> [INFORMATION PROVIDED]:
((
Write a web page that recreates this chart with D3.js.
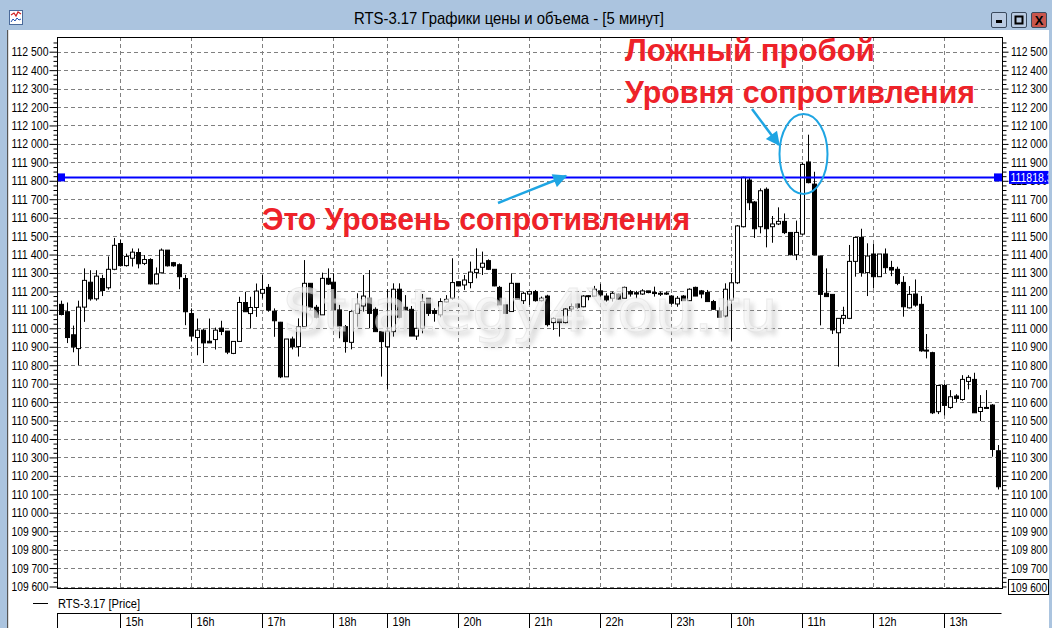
))
((
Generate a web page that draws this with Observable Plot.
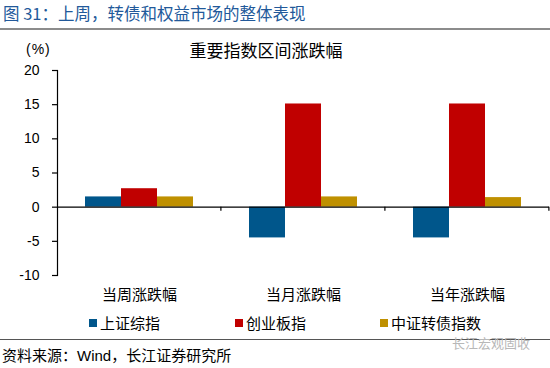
))
((
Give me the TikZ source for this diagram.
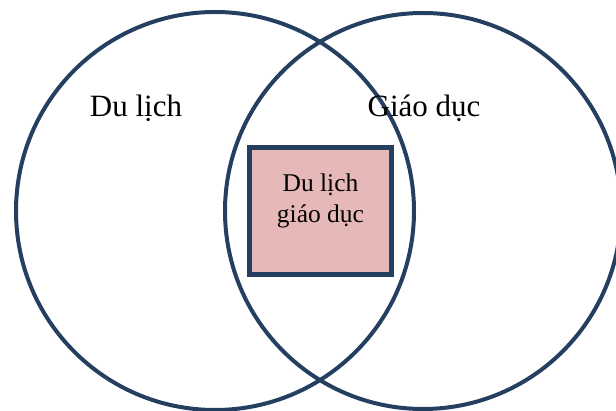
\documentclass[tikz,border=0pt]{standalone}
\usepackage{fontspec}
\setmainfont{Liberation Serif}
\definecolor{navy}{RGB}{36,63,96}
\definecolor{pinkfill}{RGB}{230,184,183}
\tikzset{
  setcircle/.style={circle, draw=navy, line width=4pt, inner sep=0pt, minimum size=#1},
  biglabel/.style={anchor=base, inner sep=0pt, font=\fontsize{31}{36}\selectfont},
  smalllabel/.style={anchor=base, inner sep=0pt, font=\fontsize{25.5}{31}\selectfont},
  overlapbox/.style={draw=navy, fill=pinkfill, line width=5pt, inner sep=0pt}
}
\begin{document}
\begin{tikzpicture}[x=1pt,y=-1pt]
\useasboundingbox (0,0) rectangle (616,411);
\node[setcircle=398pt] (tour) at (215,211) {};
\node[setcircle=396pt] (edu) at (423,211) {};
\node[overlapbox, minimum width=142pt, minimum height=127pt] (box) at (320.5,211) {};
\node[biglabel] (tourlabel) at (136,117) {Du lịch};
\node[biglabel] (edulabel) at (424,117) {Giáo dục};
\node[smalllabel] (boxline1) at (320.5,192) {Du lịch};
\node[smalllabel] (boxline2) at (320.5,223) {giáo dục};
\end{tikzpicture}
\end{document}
))
> [TASK REQUIREMENTS]:
Copy out all lines that carry the word "this".

> [EXERCISE SOLUTION]:
Write a web page that recreates this chart with D3.js.
Generate a web page that draws this with Observable Plot.
Give me the TikZ source for this diagram.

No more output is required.